London Großbritanniens Premier David Cameron hat im Kampf gegen den Austritt seines Landes aus der EU, der wohl größten Herausforderung seiner Amtszeit, schon länger ein Glaubwürdigkeitsproblem. Denn er hat in den vergangenen Jahren meistens nicht den Eindruck eines überzeugten Europäers gemacht, den er jetzt abzugeben versucht.

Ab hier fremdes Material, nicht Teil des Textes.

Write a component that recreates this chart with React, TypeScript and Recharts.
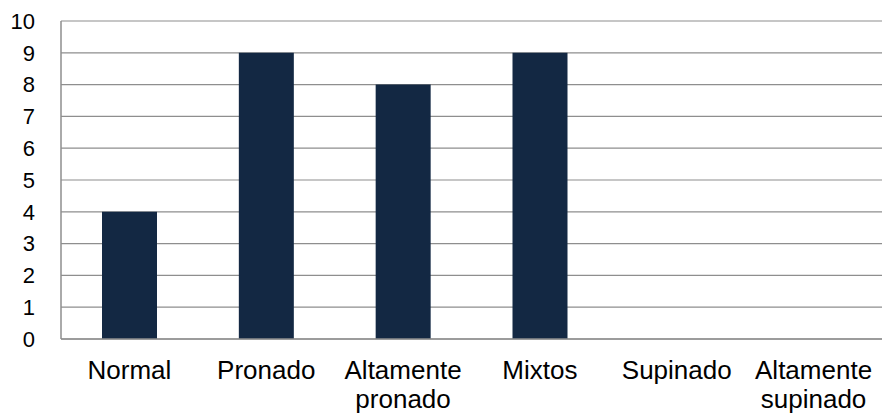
import { BarChart, Bar, XAxis, YAxis, CartesianGrid } from "recharts";

const categories = [
  "Normal",
  "Pronado",
  "Altamente pronado",
  "Mixtos",
  "Supinado",
  "Altamente supinado",
];
const counts = [4, 9, 8, 9, 0, 0];
const yTicks = [0, 1, 2, 3, 4, 5, 6, 7, 8, 9, 10];

const data = categories.map((name, i) => ({ name, value: counts[i] }));

function CategoryTick(props: any) {
  const { x, y, payload } = props;
  const words = String(payload.value).split(" ");
  return (
    <text
      x={x}
      y={y}
      textAnchor="middle"
      fill="#000"
      fontSize={26}
      fontFamily="'Liberation Sans', Arial, sans-serif"
    >
      {words.map((w, i) => (
        <tspan key={i} x={x} dy={i === 0 ? 40 : 29}>
          {w}
        </tspan>
      ))}
    </text>
  );
}

export default function App() {
  return (
    <div style={{ position: "absolute", left: 0, top: 0, background: "#fff" }}>
      <BarChart
        width={882}
        height={414}
        data={data}
        margin={{ top: 21, right: 0, bottom: 0, left: 0 }}
      >
        <CartesianGrid vertical={false} stroke="#8e8e8e" strokeWidth={1.2} />
        <XAxis
          dataKey="name"
          height={75}
          tickLine={false}
          tickSize={0}
          tickMargin={0}
          interval={0}
          axisLine={{ stroke: "#8e8e8e", strokeWidth: 1.5 }}
          tick={<CategoryTick />}
        />
        <YAxis
          width={61}
          domain={[0, 10]}
          ticks={yTicks}
          interval={0}
          tickLine={false}
          tickSize={0}
          tickMargin={26}
          axisLine={{ stroke: "#8e8e8e", strokeWidth: 1.5 }}
          tick={{
            fill: "#000",
            fontSize: 22,
            fontFamily: "'Liberation Sans', Arial, sans-serif",
          }}
        />
        <Bar dataKey="value" fill="#132843" barSize={55} isAnimationActive={false} />
      </BarChart>
    </div>
  );
}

Sein Glaubwürdigkeitsproblem hat sich jetzt deutlich verstärkt, seitdem Cameron erst nach Tagen der ausweichenden Antworten am späten Donnerstagabend endlich zugegeben hat, dass er an der Offshore-Firma seines verstorbenen Vaters beteiligt gewesen war. Das kann in der Debatte gegen den Brexit, den Abschied Großbritanniens aus der EU, verheerende Wirkung haben. Schließlich ist Cameron das eigentliche Zugpferd der Brexit-Gegner.

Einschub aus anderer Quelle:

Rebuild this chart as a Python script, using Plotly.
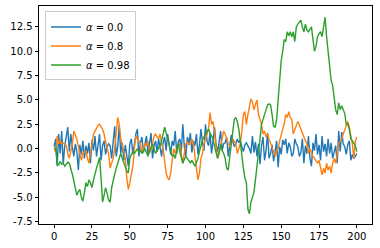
import plotly.graph_objects as go

t = list(range(201))

series_blue = [
    0.2, 1.0, -1.8, 1.5, -0.5, 1.8, -1.6, 0.3, 1.2, 2.2,
    -0.3, 1.5, 0.2, -0.8, 0.5, -0.3, -2.2, 0.4, -0.6, 0.8,
    -1.0, 0.3, -0.5, 0.6, -1.5, 0.9, -0.2, 1.3, -0.8, 0.5,
    1.5, -1.2, 0.3, 0.8, -0.6, 0.2, 0.5, 0.3, -1.0, 0.7,
    2.3, -0.8, 0.2, 2.4, -0.5, 0.6, -1.2, 0.4, -0.8, -1.8,
    0.5, 1.0, -0.6, 0.8, 1.5, 2.0, -0.8, 0.6, 1.2, -0.4,
    0.5, 1.3, -0.6, 0.4, 1.6, -1.0, 0.3, 0.8, -0.3, 1.0,
    0.2, -0.8, 0.6, 1.2, -0.2, 1.5, 0.4, -0.6, 0.8, 0.3,
    1.8, -0.5, 0.7, 1.0, -0.3, 2.5, 0.2, -0.8, 1.2, 0.5,
    1.6, -0.4, 0.8, 0.3, 1.5, -0.6, 0.4, 2.0, 0.6, -0.2,
    2.5, 0.8, 0.3, 1.6, -0.5, 1.0, 2.2, 0.4, -0.3, 0.7,
    1.8, -0.2, 0.5, 0.6, 1.2, -0.8, 0.3, 1.4, 0.8, 0.2,
    0.5, 1.0, 0.6, 0.9, 0.2, -0.3, 0.4, 0.6, 0.3, 0.0,
    -0.5, 1.3, -0.4, 0.7, -0.8, 0.5, -1.6, 0.3, 1.2, -1.2,
    -0.2, 1.6, -1.0, -0.5, 0.4, -1.3, -0.3, 0.8, -1.9, 0.2,
    -0.6, 0.9, 0.4, 1.0, -0.5, 0.6, 0.2, -0.8, -0.5, 1.0,
    0.5, 0.2, -0.8, -0.4, 1.0, -1.5, 0.3, -0.5, 1.3, -1.0,
    -1.8, 0.6, -0.2, 1.5, -0.6, 0.4, -1.2, 1.3, -0.3, 0.5,
    -0.8, 1.0, -0.5, 0.6, -1.0, -0.4, 0.3, -1.5, 1.8, -0.3,
    1.7, 0.5, 0.2, -0.6, 0.4, 0.8, -1.2, -0.6, -1.0, -0.8,
    -0.5,
]

series_orange = [
    0.0, -0.3, 1.3, 0.5, 0.8, 0.5, 0.6, 0.4, 0.3, -0.5,
    -1.0, -0.3, 0.5, 1.8, 1.3, 1.0, 0.2, -0.5, -1.2, -0.5,
    -0.3, -0.2, -1.0, -1.5, -0.5, 0.5, 1.5, 1.8, 2.2, 2.4,
    2.5, 2.3, 2.0, 1.5, 0.5, 0.0, -0.5, -2.0, -1.5, -1.0,
    0.0, 2.0, 3.2, 2.5, 1.0, 0.3, -0.5, -1.0, -3.0, -4.2,
    -3.5, -2.5, -1.8, 0.0, 1.3, 1.0, 0.8, 0.5, -0.5, 0.0,
    0.5, 0.3, 0.8, -0.5, 0.0, 0.5, 1.3, 1.5, 1.2, 1.0,
    1.5, 0.5, 0.0, -1.5, -2.5, -3.0, -3.2, -2.5, -1.0, 0.0,
    -0.5, 0.0, 0.3, 0.5, -0.5, -1.5, -0.5, 0.5, 0.7, 0.4,
    0.5, 1.0, 0.5, -1.0, -2.0, -3.2, -2.5, -1.0, -0.5, 0.5,
    1.0, 1.5, 2.0, 3.7, 2.5, 2.8, 1.5, 0.0, -1.0, -0.5,
    0.5, 1.0, 1.8, 1.5, 1.0, 0.5, 0.3, 0.5, 1.0, 0.8,
    0.5, -0.5, 0.0, 0.5, 1.8, 3.5, 3.8, 2.5, 3.5, 4.5,
    5.1, 4.8, 4.0, 4.5, 5.0, 3.5, 3.0, 2.5, 1.5, 1.8,
    1.2, 1.5, 1.0, 0.5, 0.0, -0.5, -0.8, -0.3, 0.0, 0.8,
    1.5, 2.0, 2.5, 3.5, 3.2, 3.8, 3.2, 3.0, 1.5, 2.0,
    2.5, 2.8, 2.4, 2.0, 1.5, 1.0, 0.8, 0.5, -0.5, 0.0,
    -0.5, -0.8, -1.0, -1.3, -1.5, -1.2, -2.0, -2.7, -2.0, -2.5,
    -1.5, -2.2, -1.8, -2.5, -1.5, -1.0, -1.5, -0.5, 0.5, 0.8,
    1.0, 1.5, 2.0, 2.5, 2.8, 2.2, 1.5, 0.5, -1.0, 0.8,
    1.2,
]

series_green = [
    0.0, 0.1, -1.5, -1.7, -1.3, -1.6, -1.5, -1.8, -1.6, -1.4,
    -1.5, -2.0, -2.6, -3.3, -4.0, -4.8, -4.4, -4.2, -5.0, -5.4,
    -4.5, -3.5, -3.9, -3.2, -3.5, -4.0, -3.2, -2.5, -2.0, -1.5,
    -0.9, -3.0, -5.5, -4.8, -4.0, -4.6, -5.3, -5.5, -4.0, -3.3,
    -2.5, -2.0, -1.5, -1.0, -0.5, -1.0, -1.5, -2.0, -2.3, -2.5,
    -1.0, -0.6, -0.3, -0.5, -0.2, 0.0, -0.4, -0.2, -0.5, -0.3,
    0.0, -0.4, -0.8, -0.2, 0.2, 0.5, -0.1, -0.5, -0.2, 0.1,
    0.3, 0.8, 1.5, 2.2, 1.6, 1.0, 0.2, -0.5, -0.8, -0.6,
    -1.0, -0.2, 0.5, -0.3, -0.9, -1.5, -1.1, -0.8, -1.0, -1.3,
    -1.5, -1.2, -1.6, -1.8, -1.4, -1.0, -0.3, 0.5, 0.9, 1.2,
    1.5, 1.8, 2.0, 1.6, 1.3, 1.0, 0.2, -0.5, -1.0, -0.3,
    0.5, -0.2, -0.5, -1.0, -2.0, -2.2, -1.0, 0.5, 1.8, 3.0,
    3.2, 2.8, 2.0, 0.5, -1.0, -2.0, -3.0, -3.5, -6.2, -6.7,
    -5.5, -5.0, -4.5, -3.2, -2.0, -0.5, 1.0, 2.5, 3.0, 3.5,
    4.0, 4.5, 4.6, 4.5, 3.5, 2.3, 2.2, 3.0, 5.0, 7.0,
    9.0, 10.0, 11.2, 11.0, 12.0, 11.6, 12.0, 11.5, 12.0, 11.0,
    12.5, 12.8, 13.0, 13.2, 12.5, 12.0, 12.8, 12.2, 12.0, 12.3,
    12.5, 11.2, 10.0, 10.5, 11.5, 11.8, 12.0, 11.5, 12.5, 13.5,
    11.5, 10.0, 8.5, 7.0, 6.5, 5.0, 4.0, 3.5, 4.7, 4.0,
    4.4, 4.0, 3.6, 2.5, 2.5, 2.0, 1.0, 0.8, 0.5, 0.3,
    -0.3,
]

names = ["<i>α</i> = 0.0", "<i>α</i> = 0.8", "<i>α</i> = 0.98"]
colors = ["#1f77b4", "#ff7f0e", "#2ca02c"]
x_ticks = [0, 25, 50, 75, 100, 125, 150, 175, 200]
y_ticks = [-7.5, -5.0, -2.5, 0.0, 2.5, 5.0, 7.5, 10.0, 12.5]

fig = go.Figure()
for ys, nm, c in zip([series_blue, series_orange, series_green], names, colors):
    fig.add_trace(go.Scatter(x=t, y=ys, mode="lines", name=nm,
                             line=dict(color=c, width=1.4)))

axis_common = dict(showgrid=False, zeroline=False, showline=True, linecolor="black",
                   linewidth=0.8, mirror=True, ticks="outside", ticklen=3.5,
                   tickcolor="black", tickwidth=0.8,
                   tickfont=dict(family="DejaVu Sans", size=10, color="black"))

fig.update_layout(
    width=380, height=248,
    margin=dict(l=39, r=8, t=6, b=24),
    paper_bgcolor="white", plot_bgcolor="white",
    font=dict(family="DejaVu Sans", size=10, color="black"),
    xaxis=dict(range=[-10, 210], tickvals=x_ticks,
               ticktext=[str(v) for v in x_ticks], **axis_common),
    yaxis=dict(range=[-7.74, 14.65], tickvals=y_ticks,
               ticktext=[f"{v:.1f}" for v in y_ticks], **axis_common),
    legend=dict(x=0.018, y=0.975, xanchor="left", yanchor="top",
                bgcolor="rgba(255,255,255,0.8)", bordercolor="#cccccc", borderwidth=1,
                font=dict(family="DejaVu Sans", size=10), tracegroupgap=0,
                itemwidth=30),
    showlegend=True,
)

fig.write_html("out.html")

Die Vorwürfe, von den Offshore-Geschäften seines Vaters möglicherweise profitiert zu haben, standen seit Anfang der Woche im Raum, seitdem eine Gruppe investigativer Journalisten die Panama Papers ausgewertet hat und die Ergebnisse publik machte.

Es wäre ein leichtes gewesen, die offenen Fragen schnell und umfassend zu beantworten. Doch Cameron lavierte und rückte nur scheibchenweise mit Informationen heraus. Nein, er profitiere derzeit nicht davon. Nein, er werde in Zukunft nicht davon profitieren. Bis schließlich der lang erwartete Satz kam: Ja, er habe in der Vergangenheit Anteile an der Firma seines Vaters besessen, die er allerdings 2010 verkauft und alle notwendigen Steuern gezahlt habe.

Warum brauchte der Mann fünf Tage für dieses Geständnis, wo er doch nichts Illegales getan hat? Der Mann, der sich auf die Fahnen geschrieben hat, für mehr Transparenz in den britischen Steueroasen zu sorgen wie Guernsey, Jersey & Co. und „moralisch inakzeptables“ Verhalten auszumerzen, wie er selbst mal sagte. Angesichts dieser Strategie ist es kein Wunder, dass die Opposition jetzt seinen Rücktritt fordert.

Doch ein solcher Schritt ist unwahrscheinlich. Camerons Partei, die ohnehin in Sachen Brexit gespalten ist und zuletzt auch noch einen internen Streit über Sozialkürzungen nur mit Mühe bändigen konnte, hat kein Interesse an dem Rücktritt des Premiers vor dem Brexit-Referendum Ende Juni.

Die Tories werden ihn diese Sache bis zum Ende durchfechten lassen. Und entscheidet sich die Mehrheit der Briten gegen den Status quo, ist ohnehin absehbar, dass Camerons Tage als Premier gezählt sind. Sollte es anders kommen, ist die Sache nicht ganz so klar. Cameron hat aber bereits angekündigt, so oder so keine dritte Legislaturperiode anzustreben.

Das heißt aber nicht, dass nichts für ihn auf dem Spiel steht. Er hat sich für den Kampf gegen den Brexit entschieden. Und das muss er jetzt durchziehen. Nur noch etwa zweieinhalb Monate hat der Premier bis zur Abstimmung.

Er täte sich und der Kampagne gegen den Austritt einen deutlich größeren Gefallen, wenn er künftig nicht nur schöne Worte zur Transparenz, moralischen Verantwortung und solchen Themen abgeben würde, sondern auch danach handeln würde.